* Directions for this task *
In the data below, find every line that has the string "Write", and copy it.

* Extracted entries *
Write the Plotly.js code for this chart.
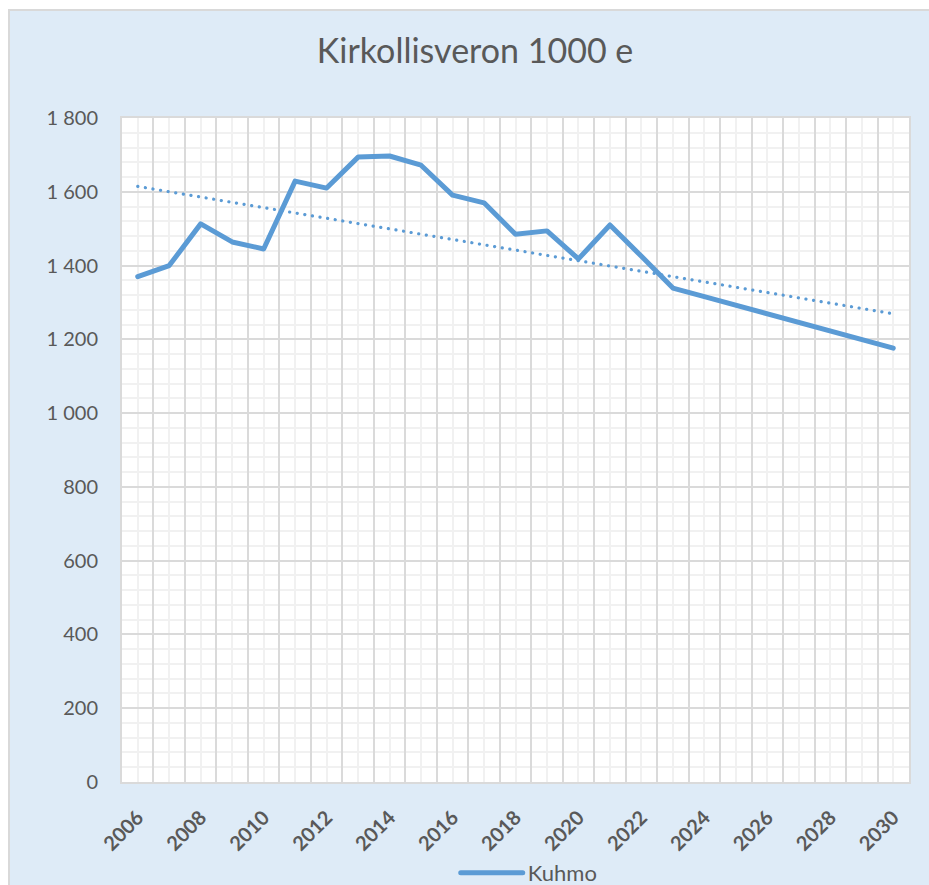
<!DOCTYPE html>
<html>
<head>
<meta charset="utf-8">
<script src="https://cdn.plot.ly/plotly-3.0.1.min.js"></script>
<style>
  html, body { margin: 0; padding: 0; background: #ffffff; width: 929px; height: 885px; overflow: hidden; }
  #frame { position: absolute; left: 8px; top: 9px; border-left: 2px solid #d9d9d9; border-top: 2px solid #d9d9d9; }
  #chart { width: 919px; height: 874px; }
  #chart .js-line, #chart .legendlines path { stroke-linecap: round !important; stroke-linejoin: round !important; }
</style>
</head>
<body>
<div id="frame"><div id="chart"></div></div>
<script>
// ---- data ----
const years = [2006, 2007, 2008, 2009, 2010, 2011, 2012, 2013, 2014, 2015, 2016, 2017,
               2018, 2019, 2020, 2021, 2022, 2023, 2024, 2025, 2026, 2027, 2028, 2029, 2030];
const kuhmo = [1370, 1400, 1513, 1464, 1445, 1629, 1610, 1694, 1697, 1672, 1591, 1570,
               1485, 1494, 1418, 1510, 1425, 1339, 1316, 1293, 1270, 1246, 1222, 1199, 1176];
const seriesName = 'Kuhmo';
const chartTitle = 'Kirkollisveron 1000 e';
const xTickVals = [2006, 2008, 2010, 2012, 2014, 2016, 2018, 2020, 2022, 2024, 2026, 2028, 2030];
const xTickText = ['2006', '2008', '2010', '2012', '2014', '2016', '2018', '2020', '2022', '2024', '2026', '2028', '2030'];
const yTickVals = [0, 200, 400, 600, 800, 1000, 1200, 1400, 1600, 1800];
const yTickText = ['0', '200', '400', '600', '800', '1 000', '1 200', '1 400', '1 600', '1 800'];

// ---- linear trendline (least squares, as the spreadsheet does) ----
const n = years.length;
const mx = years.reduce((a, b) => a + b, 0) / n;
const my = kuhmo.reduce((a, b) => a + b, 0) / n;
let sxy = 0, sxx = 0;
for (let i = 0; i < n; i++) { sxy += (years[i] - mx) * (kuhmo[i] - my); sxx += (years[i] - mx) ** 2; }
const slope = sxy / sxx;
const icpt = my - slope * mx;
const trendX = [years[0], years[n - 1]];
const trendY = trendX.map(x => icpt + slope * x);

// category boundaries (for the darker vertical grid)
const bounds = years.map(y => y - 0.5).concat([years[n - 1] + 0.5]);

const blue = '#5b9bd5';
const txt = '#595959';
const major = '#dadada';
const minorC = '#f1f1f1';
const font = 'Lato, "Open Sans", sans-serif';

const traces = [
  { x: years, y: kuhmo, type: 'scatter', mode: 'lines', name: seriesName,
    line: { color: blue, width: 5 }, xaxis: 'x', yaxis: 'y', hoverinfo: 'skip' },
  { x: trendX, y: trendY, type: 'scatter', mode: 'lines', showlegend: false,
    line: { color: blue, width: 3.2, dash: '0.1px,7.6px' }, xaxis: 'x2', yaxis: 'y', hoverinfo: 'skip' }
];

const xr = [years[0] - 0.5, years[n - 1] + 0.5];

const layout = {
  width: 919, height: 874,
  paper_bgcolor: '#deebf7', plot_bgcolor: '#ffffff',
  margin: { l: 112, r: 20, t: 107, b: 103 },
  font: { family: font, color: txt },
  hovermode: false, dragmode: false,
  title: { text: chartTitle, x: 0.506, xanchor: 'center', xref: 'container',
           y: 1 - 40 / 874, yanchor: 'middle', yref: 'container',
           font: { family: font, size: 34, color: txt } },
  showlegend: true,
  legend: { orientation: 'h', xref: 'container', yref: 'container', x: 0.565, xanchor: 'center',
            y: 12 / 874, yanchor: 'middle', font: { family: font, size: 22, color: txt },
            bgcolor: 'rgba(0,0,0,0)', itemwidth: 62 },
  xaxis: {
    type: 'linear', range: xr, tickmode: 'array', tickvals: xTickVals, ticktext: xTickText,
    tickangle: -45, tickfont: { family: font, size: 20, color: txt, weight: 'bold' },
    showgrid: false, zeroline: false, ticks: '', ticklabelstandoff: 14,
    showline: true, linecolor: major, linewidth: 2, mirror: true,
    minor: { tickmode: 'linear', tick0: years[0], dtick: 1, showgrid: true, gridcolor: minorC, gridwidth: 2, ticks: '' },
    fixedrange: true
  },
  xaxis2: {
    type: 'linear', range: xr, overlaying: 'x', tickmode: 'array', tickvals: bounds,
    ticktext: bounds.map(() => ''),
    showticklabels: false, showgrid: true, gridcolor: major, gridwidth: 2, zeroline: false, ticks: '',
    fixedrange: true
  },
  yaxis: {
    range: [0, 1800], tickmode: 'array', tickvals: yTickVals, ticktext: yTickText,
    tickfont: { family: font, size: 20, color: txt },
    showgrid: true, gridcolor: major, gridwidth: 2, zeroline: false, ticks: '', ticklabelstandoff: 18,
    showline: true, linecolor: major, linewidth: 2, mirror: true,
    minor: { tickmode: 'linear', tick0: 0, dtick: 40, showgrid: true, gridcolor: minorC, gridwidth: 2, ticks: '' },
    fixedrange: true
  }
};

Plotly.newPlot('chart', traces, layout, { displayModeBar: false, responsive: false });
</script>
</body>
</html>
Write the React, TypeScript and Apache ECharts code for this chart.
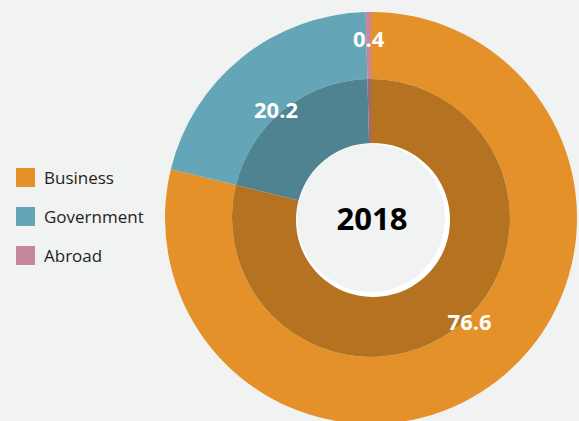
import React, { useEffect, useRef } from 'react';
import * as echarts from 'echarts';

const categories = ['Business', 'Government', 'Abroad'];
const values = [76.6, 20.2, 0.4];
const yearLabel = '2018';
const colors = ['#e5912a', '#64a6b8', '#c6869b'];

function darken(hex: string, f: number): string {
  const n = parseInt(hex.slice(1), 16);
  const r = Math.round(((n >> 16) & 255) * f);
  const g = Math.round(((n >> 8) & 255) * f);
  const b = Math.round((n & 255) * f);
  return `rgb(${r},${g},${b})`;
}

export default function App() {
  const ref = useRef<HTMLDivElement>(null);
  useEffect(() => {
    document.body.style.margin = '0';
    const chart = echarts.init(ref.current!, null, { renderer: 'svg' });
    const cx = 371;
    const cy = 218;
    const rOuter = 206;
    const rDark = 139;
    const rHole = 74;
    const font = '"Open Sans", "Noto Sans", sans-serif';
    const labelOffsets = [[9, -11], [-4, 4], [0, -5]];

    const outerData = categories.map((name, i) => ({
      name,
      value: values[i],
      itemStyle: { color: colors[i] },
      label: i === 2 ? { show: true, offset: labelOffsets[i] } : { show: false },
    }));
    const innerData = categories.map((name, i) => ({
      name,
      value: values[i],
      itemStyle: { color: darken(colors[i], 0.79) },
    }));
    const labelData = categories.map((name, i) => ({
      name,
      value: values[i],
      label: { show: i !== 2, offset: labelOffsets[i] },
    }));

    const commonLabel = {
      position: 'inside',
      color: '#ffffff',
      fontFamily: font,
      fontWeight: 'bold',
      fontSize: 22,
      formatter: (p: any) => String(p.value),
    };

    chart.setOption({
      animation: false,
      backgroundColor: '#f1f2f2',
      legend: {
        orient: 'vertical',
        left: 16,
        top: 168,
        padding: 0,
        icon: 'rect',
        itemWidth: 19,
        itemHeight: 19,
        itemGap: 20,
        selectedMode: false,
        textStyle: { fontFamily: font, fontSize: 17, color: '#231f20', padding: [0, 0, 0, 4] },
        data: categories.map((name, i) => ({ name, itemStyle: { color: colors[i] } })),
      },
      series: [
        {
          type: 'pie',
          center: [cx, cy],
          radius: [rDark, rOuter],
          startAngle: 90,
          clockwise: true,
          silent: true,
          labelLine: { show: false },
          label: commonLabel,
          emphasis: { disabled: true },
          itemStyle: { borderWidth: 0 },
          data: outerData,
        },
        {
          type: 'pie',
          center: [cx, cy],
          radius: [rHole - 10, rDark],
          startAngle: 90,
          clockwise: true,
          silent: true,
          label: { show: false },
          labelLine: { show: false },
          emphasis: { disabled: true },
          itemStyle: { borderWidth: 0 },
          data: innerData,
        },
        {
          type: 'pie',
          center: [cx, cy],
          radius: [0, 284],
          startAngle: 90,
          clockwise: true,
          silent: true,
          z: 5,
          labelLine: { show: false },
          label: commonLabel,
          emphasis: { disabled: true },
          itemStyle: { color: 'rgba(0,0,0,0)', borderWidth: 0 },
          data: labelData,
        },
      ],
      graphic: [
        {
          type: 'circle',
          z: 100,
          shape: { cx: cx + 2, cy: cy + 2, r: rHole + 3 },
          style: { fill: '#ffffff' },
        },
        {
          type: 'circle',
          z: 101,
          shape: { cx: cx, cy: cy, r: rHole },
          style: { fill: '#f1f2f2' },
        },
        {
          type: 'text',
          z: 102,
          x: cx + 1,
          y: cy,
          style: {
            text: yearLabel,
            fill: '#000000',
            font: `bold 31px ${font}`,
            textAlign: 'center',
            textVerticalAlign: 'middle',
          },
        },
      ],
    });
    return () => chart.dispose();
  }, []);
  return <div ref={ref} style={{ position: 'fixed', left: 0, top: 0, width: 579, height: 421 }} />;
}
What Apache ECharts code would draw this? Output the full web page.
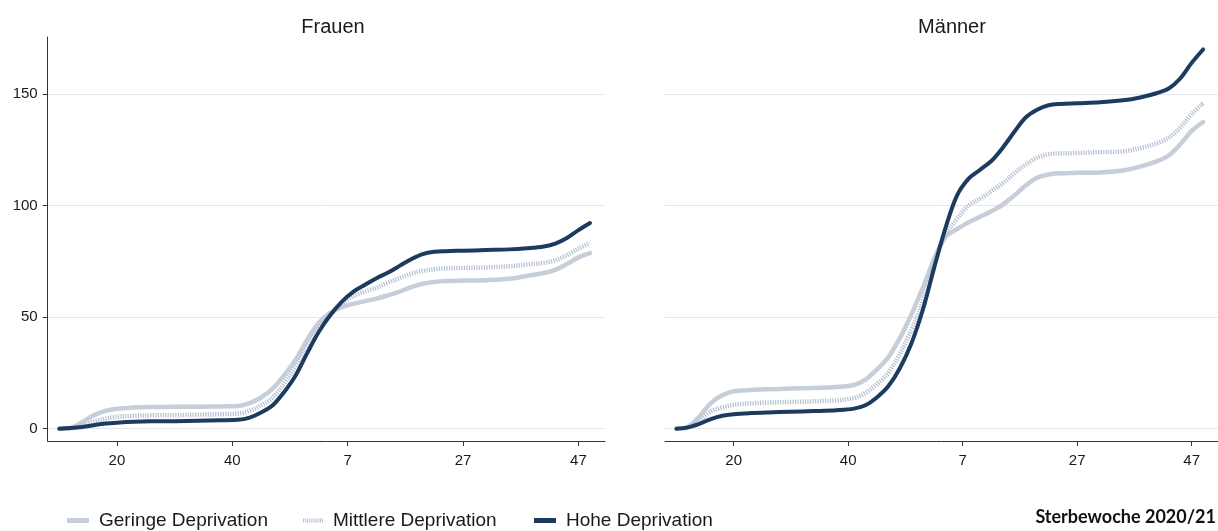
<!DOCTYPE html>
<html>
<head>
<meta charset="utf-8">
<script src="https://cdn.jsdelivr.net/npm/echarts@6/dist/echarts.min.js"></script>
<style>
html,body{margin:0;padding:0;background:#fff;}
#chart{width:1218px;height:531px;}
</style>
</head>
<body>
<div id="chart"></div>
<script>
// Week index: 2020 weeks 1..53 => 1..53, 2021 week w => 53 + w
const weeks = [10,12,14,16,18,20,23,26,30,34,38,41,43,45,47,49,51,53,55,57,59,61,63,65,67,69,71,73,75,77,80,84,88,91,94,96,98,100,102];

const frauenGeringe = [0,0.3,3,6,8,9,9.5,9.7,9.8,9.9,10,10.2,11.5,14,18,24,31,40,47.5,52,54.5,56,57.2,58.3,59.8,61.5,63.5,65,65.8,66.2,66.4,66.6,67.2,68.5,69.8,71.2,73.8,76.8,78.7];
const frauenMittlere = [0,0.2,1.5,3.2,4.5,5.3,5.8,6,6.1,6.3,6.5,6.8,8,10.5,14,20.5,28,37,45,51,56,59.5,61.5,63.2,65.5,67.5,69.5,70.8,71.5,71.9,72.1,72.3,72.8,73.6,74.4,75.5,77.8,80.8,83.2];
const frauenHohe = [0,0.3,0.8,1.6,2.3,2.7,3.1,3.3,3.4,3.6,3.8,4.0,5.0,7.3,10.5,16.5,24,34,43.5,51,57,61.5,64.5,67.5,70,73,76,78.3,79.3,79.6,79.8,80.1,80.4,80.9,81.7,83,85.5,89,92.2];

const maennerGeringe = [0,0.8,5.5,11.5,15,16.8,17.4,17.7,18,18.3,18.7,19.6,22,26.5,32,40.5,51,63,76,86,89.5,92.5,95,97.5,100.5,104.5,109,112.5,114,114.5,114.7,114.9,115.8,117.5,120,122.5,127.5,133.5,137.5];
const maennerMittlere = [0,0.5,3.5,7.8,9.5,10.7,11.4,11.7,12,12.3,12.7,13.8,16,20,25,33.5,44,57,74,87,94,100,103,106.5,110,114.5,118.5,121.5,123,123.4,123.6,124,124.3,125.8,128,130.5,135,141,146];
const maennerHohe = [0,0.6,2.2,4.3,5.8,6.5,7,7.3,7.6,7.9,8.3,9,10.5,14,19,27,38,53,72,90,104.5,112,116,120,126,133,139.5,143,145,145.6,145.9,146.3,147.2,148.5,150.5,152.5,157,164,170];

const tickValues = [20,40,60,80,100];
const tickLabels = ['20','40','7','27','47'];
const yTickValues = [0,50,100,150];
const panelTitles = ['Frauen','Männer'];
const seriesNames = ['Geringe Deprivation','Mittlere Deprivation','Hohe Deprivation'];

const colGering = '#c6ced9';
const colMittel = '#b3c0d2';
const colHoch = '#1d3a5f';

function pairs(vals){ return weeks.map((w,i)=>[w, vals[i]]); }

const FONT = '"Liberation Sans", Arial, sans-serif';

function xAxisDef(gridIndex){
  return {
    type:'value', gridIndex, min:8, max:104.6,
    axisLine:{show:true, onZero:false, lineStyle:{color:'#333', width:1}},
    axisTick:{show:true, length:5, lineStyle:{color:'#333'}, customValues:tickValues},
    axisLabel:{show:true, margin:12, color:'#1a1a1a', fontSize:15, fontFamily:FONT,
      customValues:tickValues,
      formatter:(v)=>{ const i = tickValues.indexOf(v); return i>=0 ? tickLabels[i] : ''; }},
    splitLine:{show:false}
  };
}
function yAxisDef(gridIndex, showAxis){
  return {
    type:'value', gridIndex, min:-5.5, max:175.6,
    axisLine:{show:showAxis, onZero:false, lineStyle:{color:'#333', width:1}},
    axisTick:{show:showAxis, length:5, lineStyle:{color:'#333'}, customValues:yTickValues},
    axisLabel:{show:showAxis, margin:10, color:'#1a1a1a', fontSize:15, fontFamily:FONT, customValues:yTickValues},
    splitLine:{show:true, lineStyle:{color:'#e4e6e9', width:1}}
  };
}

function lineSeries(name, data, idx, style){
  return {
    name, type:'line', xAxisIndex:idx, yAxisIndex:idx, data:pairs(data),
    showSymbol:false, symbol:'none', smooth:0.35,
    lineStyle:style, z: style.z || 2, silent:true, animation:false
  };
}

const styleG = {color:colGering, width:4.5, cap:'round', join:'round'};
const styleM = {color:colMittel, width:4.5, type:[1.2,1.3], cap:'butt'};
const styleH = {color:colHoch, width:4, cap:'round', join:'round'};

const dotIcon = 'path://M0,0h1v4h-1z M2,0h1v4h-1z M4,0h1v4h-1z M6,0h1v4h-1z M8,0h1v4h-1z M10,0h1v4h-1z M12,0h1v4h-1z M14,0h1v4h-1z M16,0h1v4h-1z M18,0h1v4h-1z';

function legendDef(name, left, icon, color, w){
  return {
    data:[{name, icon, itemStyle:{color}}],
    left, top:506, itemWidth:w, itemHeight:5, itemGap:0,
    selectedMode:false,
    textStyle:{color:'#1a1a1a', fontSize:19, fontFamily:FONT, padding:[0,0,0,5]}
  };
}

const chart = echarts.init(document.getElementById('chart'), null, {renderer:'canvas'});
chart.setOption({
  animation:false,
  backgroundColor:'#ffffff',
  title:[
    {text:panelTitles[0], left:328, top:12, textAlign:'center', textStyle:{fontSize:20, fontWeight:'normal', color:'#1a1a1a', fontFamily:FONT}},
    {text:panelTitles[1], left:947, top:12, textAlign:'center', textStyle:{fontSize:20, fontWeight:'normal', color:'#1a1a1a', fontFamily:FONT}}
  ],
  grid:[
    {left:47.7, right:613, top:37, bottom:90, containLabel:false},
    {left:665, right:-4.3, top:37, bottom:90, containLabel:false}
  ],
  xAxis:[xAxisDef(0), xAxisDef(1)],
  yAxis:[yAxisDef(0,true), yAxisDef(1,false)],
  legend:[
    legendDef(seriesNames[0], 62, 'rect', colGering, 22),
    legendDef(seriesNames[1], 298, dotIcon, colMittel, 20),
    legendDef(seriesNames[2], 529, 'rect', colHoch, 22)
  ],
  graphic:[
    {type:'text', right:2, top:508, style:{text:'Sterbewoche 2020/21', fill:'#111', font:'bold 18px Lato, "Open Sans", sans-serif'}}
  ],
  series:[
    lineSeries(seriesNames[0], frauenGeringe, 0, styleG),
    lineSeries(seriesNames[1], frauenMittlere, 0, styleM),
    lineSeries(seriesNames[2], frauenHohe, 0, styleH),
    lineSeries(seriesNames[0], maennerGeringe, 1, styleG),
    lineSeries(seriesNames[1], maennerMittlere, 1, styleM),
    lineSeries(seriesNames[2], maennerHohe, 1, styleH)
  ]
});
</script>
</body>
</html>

* Result for this task *
Write the Plotly.js code for this chart.
Write the React, TypeScript and Apache ECharts code for this chart.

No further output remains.